» MATERIALS PROVIDED
+-------+

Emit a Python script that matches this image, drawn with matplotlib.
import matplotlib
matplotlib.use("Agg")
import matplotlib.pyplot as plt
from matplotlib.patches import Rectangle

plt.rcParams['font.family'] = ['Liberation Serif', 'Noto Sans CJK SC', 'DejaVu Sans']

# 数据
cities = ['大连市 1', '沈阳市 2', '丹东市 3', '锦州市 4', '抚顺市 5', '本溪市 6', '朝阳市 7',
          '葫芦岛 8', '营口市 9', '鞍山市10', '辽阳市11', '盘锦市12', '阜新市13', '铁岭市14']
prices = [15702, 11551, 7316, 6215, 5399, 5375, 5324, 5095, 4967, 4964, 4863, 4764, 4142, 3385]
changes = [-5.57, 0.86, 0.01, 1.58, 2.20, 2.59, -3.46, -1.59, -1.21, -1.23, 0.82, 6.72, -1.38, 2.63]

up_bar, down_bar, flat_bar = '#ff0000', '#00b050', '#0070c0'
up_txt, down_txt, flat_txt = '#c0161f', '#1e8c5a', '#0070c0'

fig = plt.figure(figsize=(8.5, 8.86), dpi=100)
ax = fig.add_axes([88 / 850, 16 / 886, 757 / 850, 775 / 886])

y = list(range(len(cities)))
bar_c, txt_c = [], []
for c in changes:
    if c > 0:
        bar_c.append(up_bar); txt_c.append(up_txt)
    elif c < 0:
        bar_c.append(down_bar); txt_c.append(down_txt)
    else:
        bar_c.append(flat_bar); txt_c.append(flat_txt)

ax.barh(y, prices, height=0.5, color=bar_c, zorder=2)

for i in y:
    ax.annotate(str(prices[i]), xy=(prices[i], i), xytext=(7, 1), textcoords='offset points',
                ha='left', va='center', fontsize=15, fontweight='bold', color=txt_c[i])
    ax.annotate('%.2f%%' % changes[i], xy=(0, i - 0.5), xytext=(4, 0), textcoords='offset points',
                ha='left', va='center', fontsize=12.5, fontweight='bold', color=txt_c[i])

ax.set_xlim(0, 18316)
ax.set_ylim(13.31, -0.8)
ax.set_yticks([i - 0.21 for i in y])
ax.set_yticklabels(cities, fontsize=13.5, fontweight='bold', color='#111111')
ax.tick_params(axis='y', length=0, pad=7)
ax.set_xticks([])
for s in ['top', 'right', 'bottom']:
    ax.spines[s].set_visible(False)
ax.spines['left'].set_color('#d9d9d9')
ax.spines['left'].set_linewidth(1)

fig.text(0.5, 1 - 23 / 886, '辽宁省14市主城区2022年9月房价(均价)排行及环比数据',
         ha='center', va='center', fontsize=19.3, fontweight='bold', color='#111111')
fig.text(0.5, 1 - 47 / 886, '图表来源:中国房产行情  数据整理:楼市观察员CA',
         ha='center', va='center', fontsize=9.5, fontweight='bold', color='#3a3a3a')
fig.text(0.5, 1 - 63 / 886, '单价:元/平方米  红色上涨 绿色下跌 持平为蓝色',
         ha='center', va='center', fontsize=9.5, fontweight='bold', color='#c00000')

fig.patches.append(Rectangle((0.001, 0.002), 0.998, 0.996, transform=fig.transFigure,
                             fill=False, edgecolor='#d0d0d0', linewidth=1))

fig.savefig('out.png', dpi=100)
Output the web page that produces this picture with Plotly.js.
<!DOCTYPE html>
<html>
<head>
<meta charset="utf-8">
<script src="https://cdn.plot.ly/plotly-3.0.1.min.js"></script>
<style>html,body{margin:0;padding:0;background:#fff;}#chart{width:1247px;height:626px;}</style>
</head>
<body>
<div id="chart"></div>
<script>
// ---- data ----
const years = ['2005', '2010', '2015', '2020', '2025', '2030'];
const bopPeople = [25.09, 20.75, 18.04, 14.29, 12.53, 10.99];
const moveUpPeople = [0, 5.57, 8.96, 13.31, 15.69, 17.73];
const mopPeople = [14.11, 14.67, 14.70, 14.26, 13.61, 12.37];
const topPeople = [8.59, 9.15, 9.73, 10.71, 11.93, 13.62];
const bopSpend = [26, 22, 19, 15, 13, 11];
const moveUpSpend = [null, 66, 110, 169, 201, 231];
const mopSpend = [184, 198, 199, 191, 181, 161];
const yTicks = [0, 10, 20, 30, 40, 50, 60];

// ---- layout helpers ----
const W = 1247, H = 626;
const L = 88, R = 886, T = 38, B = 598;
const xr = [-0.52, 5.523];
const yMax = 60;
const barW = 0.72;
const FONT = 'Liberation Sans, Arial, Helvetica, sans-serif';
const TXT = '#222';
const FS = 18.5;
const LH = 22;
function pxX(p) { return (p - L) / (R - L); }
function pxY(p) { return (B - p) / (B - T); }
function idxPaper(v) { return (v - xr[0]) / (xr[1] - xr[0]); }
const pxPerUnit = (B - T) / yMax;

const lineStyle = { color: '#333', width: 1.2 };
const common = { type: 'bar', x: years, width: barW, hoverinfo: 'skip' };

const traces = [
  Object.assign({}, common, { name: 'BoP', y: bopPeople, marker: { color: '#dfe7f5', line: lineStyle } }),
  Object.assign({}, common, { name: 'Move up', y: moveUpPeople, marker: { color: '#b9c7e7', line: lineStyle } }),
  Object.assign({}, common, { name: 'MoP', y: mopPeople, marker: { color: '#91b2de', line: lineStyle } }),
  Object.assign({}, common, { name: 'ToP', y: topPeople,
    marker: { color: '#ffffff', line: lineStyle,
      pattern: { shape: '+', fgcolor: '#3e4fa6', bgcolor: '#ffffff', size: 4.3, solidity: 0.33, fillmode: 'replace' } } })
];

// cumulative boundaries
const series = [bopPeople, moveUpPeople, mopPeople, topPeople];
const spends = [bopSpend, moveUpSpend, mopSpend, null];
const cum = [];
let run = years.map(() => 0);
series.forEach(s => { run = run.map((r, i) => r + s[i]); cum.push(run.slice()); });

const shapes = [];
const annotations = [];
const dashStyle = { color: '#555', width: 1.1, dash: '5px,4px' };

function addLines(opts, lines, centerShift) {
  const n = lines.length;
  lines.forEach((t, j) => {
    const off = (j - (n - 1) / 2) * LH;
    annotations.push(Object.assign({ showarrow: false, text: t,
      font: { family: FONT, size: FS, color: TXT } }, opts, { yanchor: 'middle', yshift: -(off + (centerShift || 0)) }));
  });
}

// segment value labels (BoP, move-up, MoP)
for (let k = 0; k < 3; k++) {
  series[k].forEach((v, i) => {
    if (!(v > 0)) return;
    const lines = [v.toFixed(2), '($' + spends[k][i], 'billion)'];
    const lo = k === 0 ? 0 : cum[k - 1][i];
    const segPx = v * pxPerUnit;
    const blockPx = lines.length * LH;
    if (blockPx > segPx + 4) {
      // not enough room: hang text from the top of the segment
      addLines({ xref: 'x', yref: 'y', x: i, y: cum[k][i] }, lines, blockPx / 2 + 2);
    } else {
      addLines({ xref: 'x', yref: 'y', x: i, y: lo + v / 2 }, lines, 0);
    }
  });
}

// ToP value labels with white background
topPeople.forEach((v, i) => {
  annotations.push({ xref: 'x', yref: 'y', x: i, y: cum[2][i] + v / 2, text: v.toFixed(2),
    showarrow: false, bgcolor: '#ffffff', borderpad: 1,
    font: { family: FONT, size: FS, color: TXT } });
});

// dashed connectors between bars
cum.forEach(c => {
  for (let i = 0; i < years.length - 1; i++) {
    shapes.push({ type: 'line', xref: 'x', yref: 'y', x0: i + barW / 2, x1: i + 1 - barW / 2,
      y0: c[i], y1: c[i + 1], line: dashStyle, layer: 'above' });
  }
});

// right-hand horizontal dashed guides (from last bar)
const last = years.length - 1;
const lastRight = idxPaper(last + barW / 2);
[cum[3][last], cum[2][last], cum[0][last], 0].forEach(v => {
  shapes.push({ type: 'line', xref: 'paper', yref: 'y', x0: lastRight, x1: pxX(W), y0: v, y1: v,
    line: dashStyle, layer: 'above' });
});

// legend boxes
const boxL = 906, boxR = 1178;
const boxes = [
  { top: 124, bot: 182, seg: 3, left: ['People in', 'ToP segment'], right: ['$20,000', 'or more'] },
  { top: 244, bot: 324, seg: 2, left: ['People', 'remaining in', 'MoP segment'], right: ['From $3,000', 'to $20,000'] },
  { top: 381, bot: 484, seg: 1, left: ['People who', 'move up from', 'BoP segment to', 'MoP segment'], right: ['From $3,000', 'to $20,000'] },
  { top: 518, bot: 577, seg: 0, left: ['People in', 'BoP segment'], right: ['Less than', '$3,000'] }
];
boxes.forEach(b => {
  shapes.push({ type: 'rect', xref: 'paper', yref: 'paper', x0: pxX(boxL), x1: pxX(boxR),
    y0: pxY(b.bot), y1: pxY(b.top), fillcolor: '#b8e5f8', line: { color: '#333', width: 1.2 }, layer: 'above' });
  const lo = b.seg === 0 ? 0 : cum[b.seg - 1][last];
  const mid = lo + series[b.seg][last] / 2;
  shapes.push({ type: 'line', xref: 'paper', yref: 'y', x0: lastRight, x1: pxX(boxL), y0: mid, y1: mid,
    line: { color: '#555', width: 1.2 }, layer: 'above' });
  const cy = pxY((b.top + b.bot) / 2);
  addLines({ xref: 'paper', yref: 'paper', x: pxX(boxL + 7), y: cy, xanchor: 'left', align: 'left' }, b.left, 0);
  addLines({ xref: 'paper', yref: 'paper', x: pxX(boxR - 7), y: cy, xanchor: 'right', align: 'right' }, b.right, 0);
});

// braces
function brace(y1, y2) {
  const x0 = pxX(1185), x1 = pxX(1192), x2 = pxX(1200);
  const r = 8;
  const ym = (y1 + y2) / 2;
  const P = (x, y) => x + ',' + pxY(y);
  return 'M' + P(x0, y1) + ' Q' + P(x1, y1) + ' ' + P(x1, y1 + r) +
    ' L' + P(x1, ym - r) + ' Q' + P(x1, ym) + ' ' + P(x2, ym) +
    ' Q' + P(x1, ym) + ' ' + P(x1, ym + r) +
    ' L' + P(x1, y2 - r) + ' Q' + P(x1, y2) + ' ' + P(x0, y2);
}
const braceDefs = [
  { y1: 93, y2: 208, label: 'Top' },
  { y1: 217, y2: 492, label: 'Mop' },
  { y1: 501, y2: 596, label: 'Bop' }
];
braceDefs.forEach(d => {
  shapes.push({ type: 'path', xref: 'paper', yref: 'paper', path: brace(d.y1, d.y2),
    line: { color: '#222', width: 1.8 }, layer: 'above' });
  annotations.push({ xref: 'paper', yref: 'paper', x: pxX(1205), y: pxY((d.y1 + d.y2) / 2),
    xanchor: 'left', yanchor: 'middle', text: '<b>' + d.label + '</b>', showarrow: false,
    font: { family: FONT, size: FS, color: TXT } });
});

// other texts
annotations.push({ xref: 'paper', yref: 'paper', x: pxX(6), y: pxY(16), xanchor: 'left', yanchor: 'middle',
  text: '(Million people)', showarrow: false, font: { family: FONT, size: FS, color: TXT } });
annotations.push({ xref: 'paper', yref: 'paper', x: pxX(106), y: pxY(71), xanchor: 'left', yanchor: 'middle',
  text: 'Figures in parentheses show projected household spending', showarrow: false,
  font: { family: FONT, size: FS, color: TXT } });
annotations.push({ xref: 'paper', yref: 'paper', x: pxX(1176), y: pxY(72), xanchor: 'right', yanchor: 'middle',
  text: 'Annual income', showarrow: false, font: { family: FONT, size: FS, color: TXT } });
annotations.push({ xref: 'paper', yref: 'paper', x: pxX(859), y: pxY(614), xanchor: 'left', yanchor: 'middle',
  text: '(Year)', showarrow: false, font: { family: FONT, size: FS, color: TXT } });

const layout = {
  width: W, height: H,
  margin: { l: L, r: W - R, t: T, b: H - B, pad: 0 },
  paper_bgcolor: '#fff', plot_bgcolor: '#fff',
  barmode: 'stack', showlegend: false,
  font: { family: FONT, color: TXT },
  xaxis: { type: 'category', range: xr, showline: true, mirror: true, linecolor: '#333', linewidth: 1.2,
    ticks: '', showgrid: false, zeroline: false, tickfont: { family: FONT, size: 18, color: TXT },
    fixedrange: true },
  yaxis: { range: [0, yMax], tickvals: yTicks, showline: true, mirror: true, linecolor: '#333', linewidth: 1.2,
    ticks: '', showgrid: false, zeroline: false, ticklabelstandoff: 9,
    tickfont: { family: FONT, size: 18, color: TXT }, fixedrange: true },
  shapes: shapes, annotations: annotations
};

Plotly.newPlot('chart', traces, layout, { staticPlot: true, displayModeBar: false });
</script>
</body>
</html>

+-------+

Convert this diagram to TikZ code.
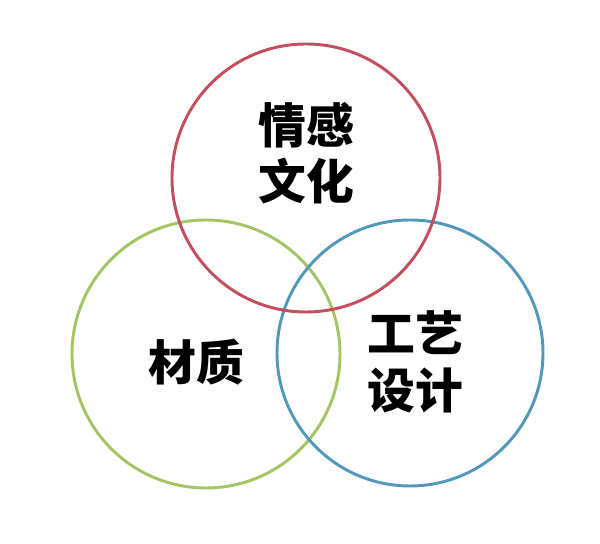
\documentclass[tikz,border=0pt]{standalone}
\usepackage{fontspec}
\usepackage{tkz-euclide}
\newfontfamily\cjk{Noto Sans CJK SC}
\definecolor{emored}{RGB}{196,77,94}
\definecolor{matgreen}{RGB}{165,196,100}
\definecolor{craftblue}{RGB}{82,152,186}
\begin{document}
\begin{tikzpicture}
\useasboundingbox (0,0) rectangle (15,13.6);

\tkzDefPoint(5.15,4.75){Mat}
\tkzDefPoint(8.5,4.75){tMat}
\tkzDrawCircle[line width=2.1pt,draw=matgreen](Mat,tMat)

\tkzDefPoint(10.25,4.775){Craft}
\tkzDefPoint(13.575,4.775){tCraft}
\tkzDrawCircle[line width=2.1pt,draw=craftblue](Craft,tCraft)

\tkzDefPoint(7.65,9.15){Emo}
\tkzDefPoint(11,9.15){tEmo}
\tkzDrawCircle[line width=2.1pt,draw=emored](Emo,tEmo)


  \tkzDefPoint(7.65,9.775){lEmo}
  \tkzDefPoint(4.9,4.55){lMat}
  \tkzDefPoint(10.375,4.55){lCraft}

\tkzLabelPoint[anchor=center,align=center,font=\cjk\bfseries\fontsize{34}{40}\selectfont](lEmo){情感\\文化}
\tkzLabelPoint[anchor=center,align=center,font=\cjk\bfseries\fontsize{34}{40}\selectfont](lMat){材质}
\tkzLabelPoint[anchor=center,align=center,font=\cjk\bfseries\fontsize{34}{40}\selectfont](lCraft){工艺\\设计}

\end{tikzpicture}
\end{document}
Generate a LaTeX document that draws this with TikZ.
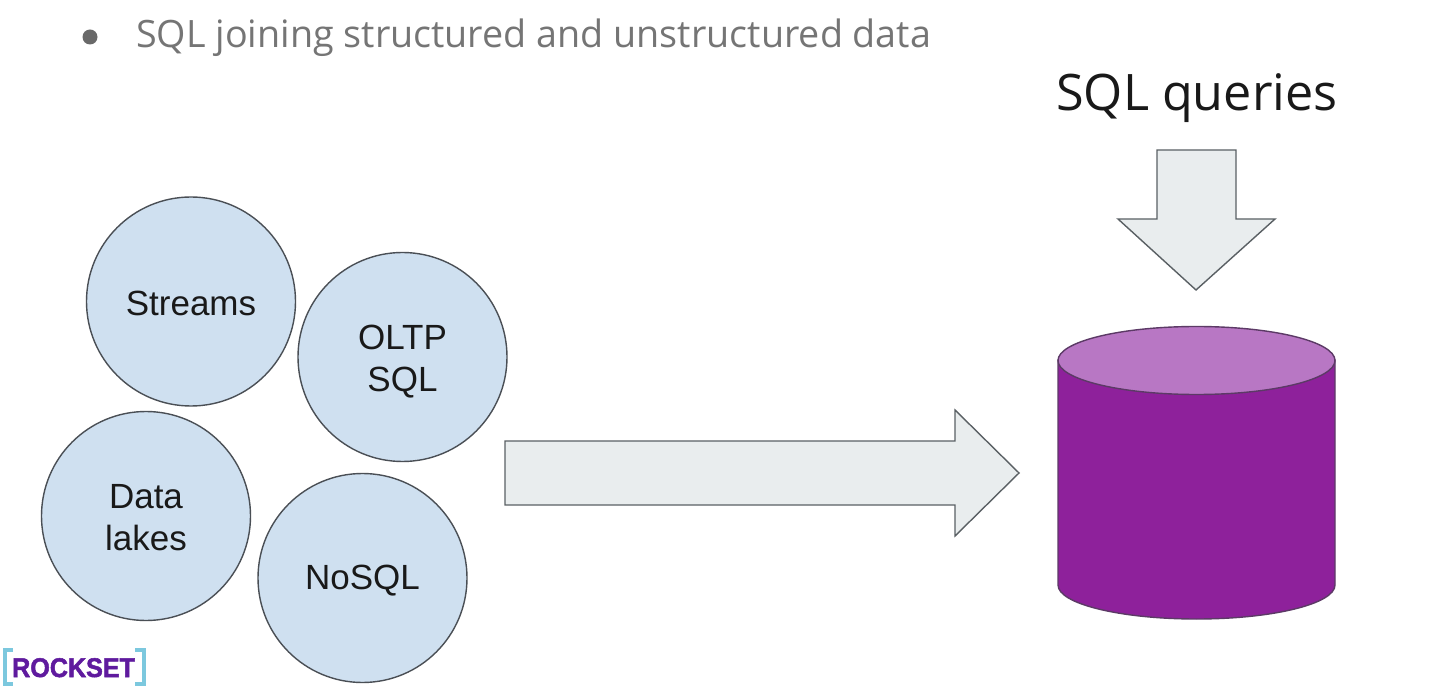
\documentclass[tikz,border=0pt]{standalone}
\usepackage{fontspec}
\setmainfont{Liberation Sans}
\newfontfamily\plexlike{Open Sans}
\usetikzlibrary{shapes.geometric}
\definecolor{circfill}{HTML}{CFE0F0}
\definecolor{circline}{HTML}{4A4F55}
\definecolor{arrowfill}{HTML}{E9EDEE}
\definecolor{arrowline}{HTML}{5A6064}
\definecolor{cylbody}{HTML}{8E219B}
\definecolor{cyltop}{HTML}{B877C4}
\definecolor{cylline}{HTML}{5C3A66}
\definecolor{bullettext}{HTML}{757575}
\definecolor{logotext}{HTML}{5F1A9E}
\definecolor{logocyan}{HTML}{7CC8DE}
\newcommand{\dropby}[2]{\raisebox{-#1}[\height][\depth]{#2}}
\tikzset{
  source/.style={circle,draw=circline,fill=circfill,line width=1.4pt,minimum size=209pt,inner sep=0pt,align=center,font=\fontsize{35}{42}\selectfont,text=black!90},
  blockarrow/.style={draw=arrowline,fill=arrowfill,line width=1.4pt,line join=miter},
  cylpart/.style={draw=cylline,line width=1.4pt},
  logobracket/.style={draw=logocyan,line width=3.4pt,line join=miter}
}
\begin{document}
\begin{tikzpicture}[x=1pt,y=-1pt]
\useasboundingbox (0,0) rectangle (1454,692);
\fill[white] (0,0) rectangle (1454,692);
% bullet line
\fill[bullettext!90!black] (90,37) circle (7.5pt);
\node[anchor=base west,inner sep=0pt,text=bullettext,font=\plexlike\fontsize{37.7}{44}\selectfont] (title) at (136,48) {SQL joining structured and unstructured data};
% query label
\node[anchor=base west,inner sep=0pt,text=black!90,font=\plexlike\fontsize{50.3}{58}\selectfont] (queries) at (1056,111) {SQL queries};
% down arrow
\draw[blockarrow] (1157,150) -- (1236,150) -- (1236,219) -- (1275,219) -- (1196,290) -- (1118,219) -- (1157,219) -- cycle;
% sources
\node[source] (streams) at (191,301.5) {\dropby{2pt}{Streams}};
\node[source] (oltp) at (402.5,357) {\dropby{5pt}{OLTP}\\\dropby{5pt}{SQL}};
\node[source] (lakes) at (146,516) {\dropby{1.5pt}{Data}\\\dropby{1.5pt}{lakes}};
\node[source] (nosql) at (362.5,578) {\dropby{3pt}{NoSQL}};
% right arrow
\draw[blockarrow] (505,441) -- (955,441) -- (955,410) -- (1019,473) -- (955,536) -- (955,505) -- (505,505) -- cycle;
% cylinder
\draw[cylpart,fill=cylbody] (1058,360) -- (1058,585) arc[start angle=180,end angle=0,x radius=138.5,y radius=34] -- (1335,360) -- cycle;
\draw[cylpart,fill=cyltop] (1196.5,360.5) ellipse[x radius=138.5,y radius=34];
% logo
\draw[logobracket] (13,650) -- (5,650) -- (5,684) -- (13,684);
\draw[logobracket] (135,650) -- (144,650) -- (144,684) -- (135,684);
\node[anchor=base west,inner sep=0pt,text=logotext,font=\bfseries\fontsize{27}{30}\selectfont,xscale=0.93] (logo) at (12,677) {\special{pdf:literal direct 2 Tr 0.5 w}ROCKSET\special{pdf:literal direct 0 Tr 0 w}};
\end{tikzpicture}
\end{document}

+-------+

Print exactly the lines above from the one with "Emit a Python" to the one with "from matplotlib.patches import Rectangle", including both.

Emit a Python script that matches this image, drawn with matplotlib.
import matplotlib
matplotlib.use("Agg")
import matplotlib.pyplot as plt
from matplotlib.patches import Rectangle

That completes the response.